The second line will have two integers $$$a$$$, $$$b$$$ and a single character $$$c$$$ denoting the starting configuration, where:

• $$$a$$$ ($$$1 \le a \le n$$$) represents the row number of the starting location.
• $$$b$$$ ($$$1 \le b \le m$$$) represents the column number of the starting location.
• $$$c$$$ represents the initial orientation of the cube. If $$$c$$$ is '-', that means that the blue sides are on the left and right side. If $$$c$$$ is '|', that means that the blue sides are on the top and bottom. If $$$c$$$ is '+', that means one of the blue sides is currently touching the cake and the other is facing upwards. Note that the starting location of the brush will be colored according to the side that is touching the cake as well.

The third line will have an integer $$$q$$$ ($$$0 \le q \le 25000$$$) denoting the number of rolls your solution performs.
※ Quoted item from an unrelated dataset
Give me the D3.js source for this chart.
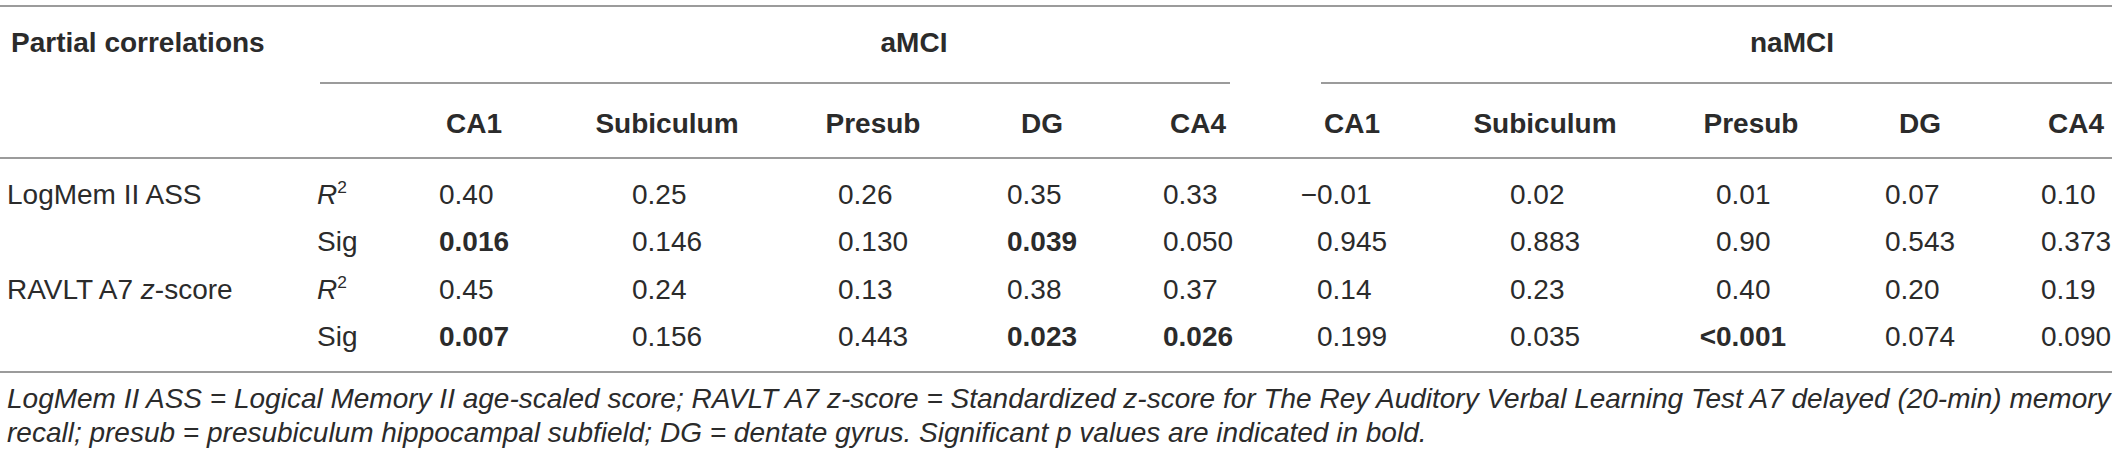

It is guaranteed that a sequence of operations of at most $$$25000$$$ exists to color the cake optimally.

The fourth line will contain a string of length $$$q$$$. Each character of the string is either $$$L$$$, $$$R$$$, $$$D$$$, or $$$U$$$, indicating that at that step, the cube rolled left, right, down, or up respectively.

Note that you do not need to minimize $$$q$$$. If there are multiple valid solutions, print any of them.